« Quand je sortis du ventre de ma mère, tout barbouillé de sang, humecté de salive et de sel, les tempes perforées des pinces du forceps qui se brisa entre les mains de l’accoucheur, mon grand-père, à cent lieues ce soir-là sur une départementale en lisière de Chauny, perdit de joie le contrôle de sa voiture à l’idée d’une filiation nouvelle. Deux agriculteurs le découvrirent le lendemain matin, dans le lait tiède d’un jour d’hiver,. »
Wilfrid est un excentrique de haute volée. Impossible de l’oublier quand on a côtoyé, enfant, un tel énergumène. Impossible également de le croire tout à fait mort. Il erre dans la maison et n’a rien d’un fantôme. Il assiste à l’inventaire et met un point d’honneur à apparaître là où on ne l’attend pas.
« Il s’est photographié devant la cheminée hermétique du salon, égyptien, hiératique, crevant de son pinceau la toile blanche, un pied en retrait, le buste décidé, ému en traversant l’écran de rosée qui le vitrifie. Portrait, autoportrait (au dos de la photo, il a écrit : Soi-même).
C’est un portrait littéraire, conçu par petites touches, et dans le désordre, au fil de ses souvenirs, que s’attache à construire Erik Bullot. Les facéties, les humeurs changeantes, les rêves éveillés et les contradictions assumées du grand-père traversent son roman. Il leur redonne vie en les déployant grâce à une écriture dense, fouillée et visuelle.

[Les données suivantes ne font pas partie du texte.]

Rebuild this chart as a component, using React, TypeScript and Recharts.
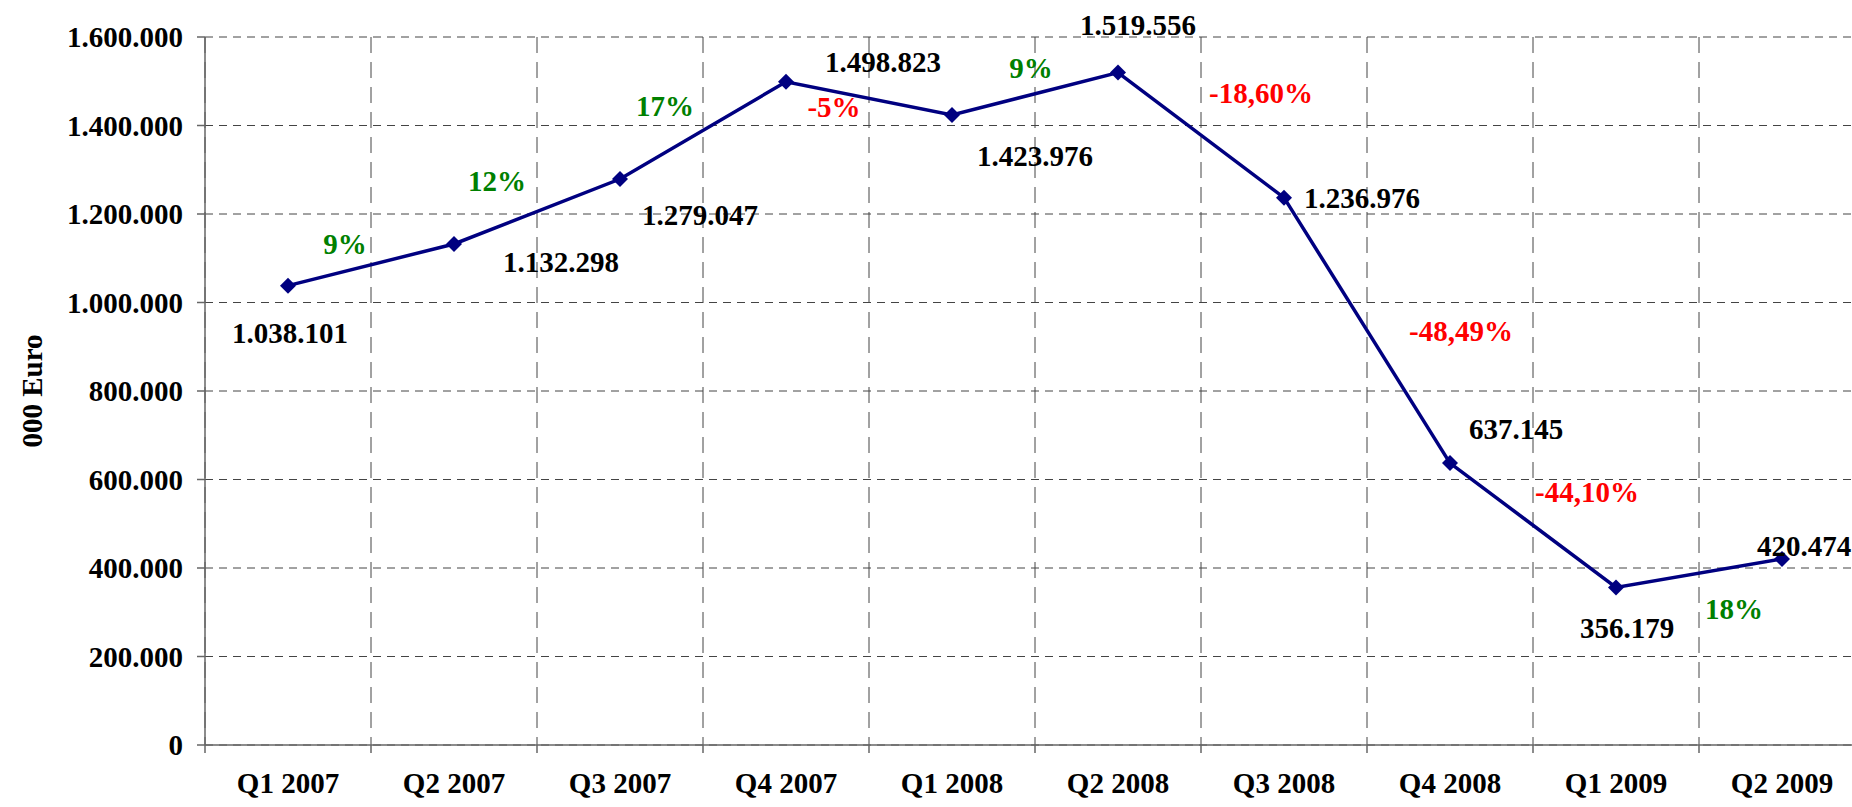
import { LineChart, Line, XAxis, YAxis, CartesianGrid, LabelList } from 'recharts';

const quarters = [
  'Q1 2007', 'Q2 2007', 'Q3 2007', 'Q4 2007', 'Q1 2008',
  'Q2 2008', 'Q3 2008', 'Q4 2008', 'Q1 2009', 'Q2 2009'
];
const values = [
  1038101, 1132298, 1279047, 1498823, 1423976,
  1519556, 1236976, 637145, 356179, 420474
];
const changes = ['9%', '12%', '17%', '-5%', '9%', '-18,60%', '-48,49%', '-44,10%', '18%'];
const yTicks = [0, 200000, 400000, 600000, 800000, 1000000, 1200000, 1400000, 1600000];

// label placement, px from the point / segment midpoint
const valueOffsets = [
  [2, 47], [107, 18], [80, 36], [97, -20], [83, 41],
  [20, -48], [78, 0], [66, -34], [11, 41], [22, -13]
];
const changeOffsets = [
  [-26, -21], [-40, -30], [-38, -24], [-35, 9], [-4, -26],
  [60, -42], [94, 1], [54, -33], [35, 36]
];

const FONT = '"Liberation Serif", "Times New Roman", serif';
const FS = 29;
const HALF_BAND = 83;

const fmt = (n: number) => String(Math.round(n)).replace(/\B(?=(\d{3})+(?!\d))/g, '.');

const data = quarters.map((q, i) => ({ x: i + 0.5, quarter: q, value: values[i] }));
const changeData = changes.map((c, i) => ({
  x: i + 1,
  mid: (values[i] + values[i + 1]) / 2,
  label: c
}));

const Diamond = (props: any) => {
  const { cx, cy, index } = props;
  if (cx == null || cy == null) return <g key={index} />;
  const s = 8;
  return (
    <path
      key={index}
      d={`M${cx},${cy - s} L${cx + s},${cy} L${cx},${cy + s} L${cx - s},${cy} Z`}
      fill="#000080"
    />
  );
};

const ValueLabel = (props: any) => {
  const { x, y, index, value } = props;
  const [dx, dy] = valueOffsets[index] || [0, 0];
  return (
    <text
      x={x + dx}
      y={y + dy}
      textAnchor="middle"
      dominantBaseline="central"
      fontFamily={FONT}
      fontWeight="bold"
      fontSize={FS}
      fill="#000"
    >
      {fmt(value)}
    </text>
  );
};

const ChangeLabel = (props: any) => {
  const { x, y, index, value } = props;
  const [dx, dy] = changeOffsets[index] || [0, 0];
  const neg = String(value).startsWith('-');
  return (
    <text
      x={x + dx}
      y={y + dy}
      textAnchor="middle"
      dominantBaseline="central"
      fontFamily={FONT}
      fontWeight="bold"
      fontSize={FS}
      fill={neg ? '#FF0000' : '#008000'}
    >
      {value}
    </text>
  );
};

const XTick = (props: any) => {
  const { x, y, payload } = props;
  const i = payload.value;
  if (i >= quarters.length) return <g />;
  return (
    <text
      x={x + HALF_BAND}
      y={y + 28}
      textAnchor="middle"
      dominantBaseline="central"
      fontFamily={FONT}
      fontWeight="bold"
      fontSize={FS}
      fill="#000"
    >
      {quarters[i]}
    </text>
  );
};

const App = () => {
  return (
    <div style={{ position: 'absolute', left: 0, top: 0, width: 1852, height: 807, overflow: 'hidden', background: '#fff' }}>
      <LineChart
        width={1880}
        height={807}
        data={data}
        margin={{ top: 37, right: 15, left: 0, bottom: 0 }}
      >
        <CartesianGrid horizontal={true} vertical={false} stroke="#444" strokeDasharray="8 6" />
        <CartesianGrid horizontal={false} vertical={true} stroke="#444" strokeDasharray="16 9" />
        <XAxis
          type="number"
          dataKey="x"
          domain={[0, 10]}
          ticks={[0, 1, 2, 3, 4, 5, 6, 7, 8, 9, 10]}
          height={62}
          tickSize={8}
          tickMargin={2}
          stroke="#666"
          strokeWidth={1.5}
          tick={<XTick />}
          interval={0}
        />
        <YAxis
          domain={[0, 1600000]}
          ticks={yTicks}
          width={205}
          tickSize={8}
          tickMargin={14}
          stroke="#666"
          strokeWidth={1.5}
          tickFormatter={fmt}
          tick={{ fill: '#000', fontSize: FS, fontWeight: 'bold', fontFamily: FONT }}
          label={{
            content: (p: any) => {
              const vb = p.viewBox || { x: 0, y: 37, height: 708 };
              const cx = vb.x + 32;
              const cy = vb.y + vb.height / 2;
              return (
                <text
                  x={cx}
                  y={cy}
                  transform={`rotate(-90 ${cx} ${cy})`}
                  textAnchor="middle"
                  dominantBaseline="central"
                  fontFamily={FONT}
                  fontWeight="bold"
                  fontSize={FS}
                  fill="#000"
                >
                  000 Euro
                </text>
              );
            }
          }}
        />
        <Line
          type="linear"
          dataKey="value"
          stroke="#000080"
          strokeWidth={3.5}
          dot={Diamond}
          activeDot={false}
          isAnimationActive={false}
        >
          <LabelList dataKey="value" content={ValueLabel} />
        </Line>
        <Line
          type="linear"
          data={changeData}
          dataKey="mid"
          stroke="none"
          dot={false}
          activeDot={false}
          isAnimationActive={false}
        >
          <LabelList dataKey="label" content={ChangeLabel} />
        </Line>
      </LineChart>
    </div>
  );
};

export default App;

Ce grand-père picard, auquel le petit-fils offre un tombeau hors-normes, ne dort, ne meurt que d’un œil. L’autre, vif et attentionné, l’aide à regarder par dessus l’épaule de l’écrivain-narrateur (qu’il appelle "cadet") pour s’assurer de l’exactitude des faits relatés.
Plus la maison se vide et plus Wifrid, personnage attachant, y retrouve sa place. C’est lui qui mène la danse, lui qui bondit sur scène, lui qui demande à son petit-fils de ne surtout pas le portraiturer en vieux bonhomme.. Ses vœux, ce livre en atteste, ont été exaucés de la plus belle des manières.
Erik Bullot : Tombeau pour un excentrique, Quidam éditeur.